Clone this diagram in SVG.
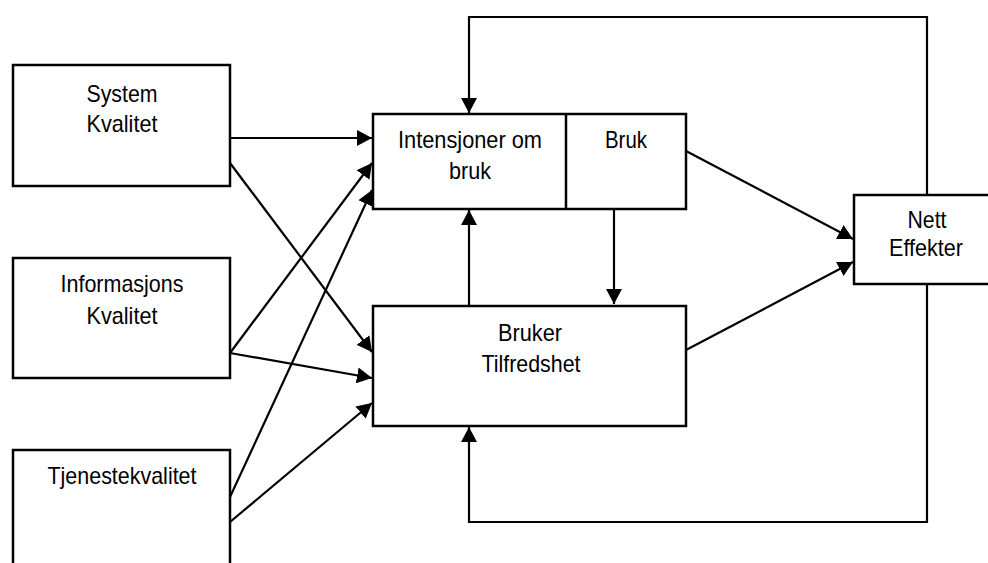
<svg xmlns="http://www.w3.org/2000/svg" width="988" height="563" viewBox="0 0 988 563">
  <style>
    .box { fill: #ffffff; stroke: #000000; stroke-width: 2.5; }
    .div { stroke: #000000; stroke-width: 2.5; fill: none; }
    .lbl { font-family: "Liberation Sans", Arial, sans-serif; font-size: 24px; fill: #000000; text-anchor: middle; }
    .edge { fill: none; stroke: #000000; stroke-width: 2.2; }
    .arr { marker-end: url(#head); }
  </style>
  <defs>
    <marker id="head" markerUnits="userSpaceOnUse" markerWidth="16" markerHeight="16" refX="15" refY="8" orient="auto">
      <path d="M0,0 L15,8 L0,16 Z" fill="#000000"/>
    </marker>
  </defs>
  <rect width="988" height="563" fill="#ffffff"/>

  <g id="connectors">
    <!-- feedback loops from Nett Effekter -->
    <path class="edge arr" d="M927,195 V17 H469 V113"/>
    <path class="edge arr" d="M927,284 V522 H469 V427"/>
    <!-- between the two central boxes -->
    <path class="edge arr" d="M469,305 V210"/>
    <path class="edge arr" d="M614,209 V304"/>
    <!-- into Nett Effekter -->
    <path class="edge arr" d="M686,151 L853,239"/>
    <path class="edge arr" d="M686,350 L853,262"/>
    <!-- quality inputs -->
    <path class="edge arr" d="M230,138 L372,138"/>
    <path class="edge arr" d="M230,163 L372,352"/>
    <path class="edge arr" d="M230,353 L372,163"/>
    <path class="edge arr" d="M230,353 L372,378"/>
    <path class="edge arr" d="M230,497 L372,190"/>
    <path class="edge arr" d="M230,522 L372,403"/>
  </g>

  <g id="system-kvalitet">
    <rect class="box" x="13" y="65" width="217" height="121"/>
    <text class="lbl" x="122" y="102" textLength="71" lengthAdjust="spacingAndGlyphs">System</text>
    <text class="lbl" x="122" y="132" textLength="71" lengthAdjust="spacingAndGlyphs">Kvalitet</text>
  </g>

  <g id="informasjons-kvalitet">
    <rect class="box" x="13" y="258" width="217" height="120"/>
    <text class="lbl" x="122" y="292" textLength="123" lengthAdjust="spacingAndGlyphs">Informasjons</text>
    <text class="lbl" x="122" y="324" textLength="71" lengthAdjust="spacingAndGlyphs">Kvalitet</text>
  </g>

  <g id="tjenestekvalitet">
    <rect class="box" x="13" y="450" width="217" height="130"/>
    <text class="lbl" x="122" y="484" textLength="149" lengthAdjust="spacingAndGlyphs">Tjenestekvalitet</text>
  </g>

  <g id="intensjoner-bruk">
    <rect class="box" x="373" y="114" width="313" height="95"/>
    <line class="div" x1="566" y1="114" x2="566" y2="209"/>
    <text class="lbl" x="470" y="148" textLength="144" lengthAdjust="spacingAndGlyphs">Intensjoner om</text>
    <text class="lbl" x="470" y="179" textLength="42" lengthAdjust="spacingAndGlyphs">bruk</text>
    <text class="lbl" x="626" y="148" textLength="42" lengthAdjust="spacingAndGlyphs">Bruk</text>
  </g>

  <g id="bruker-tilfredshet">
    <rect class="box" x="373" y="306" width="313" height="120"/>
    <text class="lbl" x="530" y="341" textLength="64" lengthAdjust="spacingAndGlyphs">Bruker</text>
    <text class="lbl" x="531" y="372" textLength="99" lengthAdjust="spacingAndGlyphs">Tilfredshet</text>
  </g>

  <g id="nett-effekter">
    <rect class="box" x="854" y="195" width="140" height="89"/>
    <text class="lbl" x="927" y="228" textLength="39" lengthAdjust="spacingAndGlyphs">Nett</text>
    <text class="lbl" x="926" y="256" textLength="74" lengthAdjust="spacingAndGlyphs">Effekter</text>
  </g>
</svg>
—————
▶ BRIEF
Quote the material word for word, dropping any images it holds.

▶ FULL ANSWER
Clone this diagram in SVG.
<svg xmlns="http://www.w3.org/2000/svg" width="988" height="563" viewBox="0 0 988 563">
  <style>
    .box { fill: #ffffff; stroke: #000000; stroke-width: 2.5; }
    .div { stroke: #000000; stroke-width: 2.5; fill: none; }
    .lbl { font-family: "Liberation Sans", Arial, sans-serif; font-size: 24px; fill: #000000; text-anchor: middle; }
    .edge { fill: none; stroke: #000000; stroke-width: 2.2; }
    .arr { marker-end: url(#head); }
  </style>
  <defs>
    <marker id="head" markerUnits="userSpaceOnUse" markerWidth="16" markerHeight="16" refX="15" refY="8" orient="auto">
      <path d="M0,0 L15,8 L0,16 Z" fill="#000000"/>
    </marker>
  </defs>
  <rect width="988" height="563" fill="#ffffff"/>

  <g id="connectors">
    <!-- feedback loops from Nett Effekter -->
    <path class="edge arr" d="M927,195 V17 H469 V113"/>
    <path class="edge arr" d="M927,284 V522 H469 V427"/>
    <!-- between the two central boxes -->
    <path class="edge arr" d="M469,305 V210"/>
    <path class="edge arr" d="M614,209 V304"/>
    <!-- into Nett Effekter -->
    <path class="edge arr" d="M686,151 L853,239"/>
    <path class="edge arr" d="M686,350 L853,262"/>
    <!-- quality inputs -->
    <path class="edge arr" d="M230,138 L372,138"/>
    <path class="edge arr" d="M230,163 L372,352"/>
    <path class="edge arr" d="M230,353 L372,163"/>
    <path class="edge arr" d="M230,353 L372,378"/>
    <path class="edge arr" d="M230,497 L372,190"/>
    <path class="edge arr" d="M230,522 L372,403"/>
  </g>

  <g id="system-kvalitet">
    <rect class="box" x="13" y="65" width="217" height="121"/>
    <text class="lbl" x="122" y="102" textLength="71" lengthAdjust="spacingAndGlyphs">System</text>
    <text class="lbl" x="122" y="132" textLength="71" lengthAdjust="spacingAndGlyphs">Kvalitet</text>
  </g>

  <g id="informasjons-kvalitet">
    <rect class="box" x="13" y="258" width="217" height="120"/>
    <text class="lbl" x="122" y="292" textLength="123" lengthAdjust="spacingAndGlyphs">Informasjons</text>
    <text class="lbl" x="122" y="324" textLength="71" lengthAdjust="spacingAndGlyphs">Kvalitet</text>
  </g>

  <g id="tjenestekvalitet">
    <rect class="box" x="13" y="450" width="217" height="130"/>
    <text class="lbl" x="122" y="484" textLength="149" lengthAdjust="spacingAndGlyphs">Tjenestekvalitet</text>
  </g>

  <g id="intensjoner-bruk">
    <rect class="box" x="373" y="114" width="313" height="95"/>
    <line class="div" x1="566" y1="114" x2="566" y2="209"/>
    <text class="lbl" x="470" y="148" textLength="144" lengthAdjust="spacingAndGlyphs">Intensjoner om</text>
    <text class="lbl" x="470" y="179" textLength="42" lengthAdjust="spacingAndGlyphs">bruk</text>
    <text class="lbl" x="626" y="148" textLength="42" lengthAdjust="spacingAndGlyphs">Bruk</text>
  </g>

  <g id="bruker-tilfredshet">
    <rect class="box" x="373" y="306" width="313" height="120"/>
    <text class="lbl" x="530" y="341" textLength="64" lengthAdjust="spacingAndGlyphs">Bruker</text>
    <text class="lbl" x="531" y="372" textLength="99" lengthAdjust="spacingAndGlyphs">Tilfredshet</text>
  </g>

  <g id="nett-effekter">
    <rect class="box" x="854" y="195" width="140" height="89"/>
    <text class="lbl" x="927" y="228" textLength="39" lengthAdjust="spacingAndGlyphs">Nett</text>
    <text class="lbl" x="926" y="256" textLength="74" lengthAdjust="spacingAndGlyphs">Effekter</text>
  </g>
</svg>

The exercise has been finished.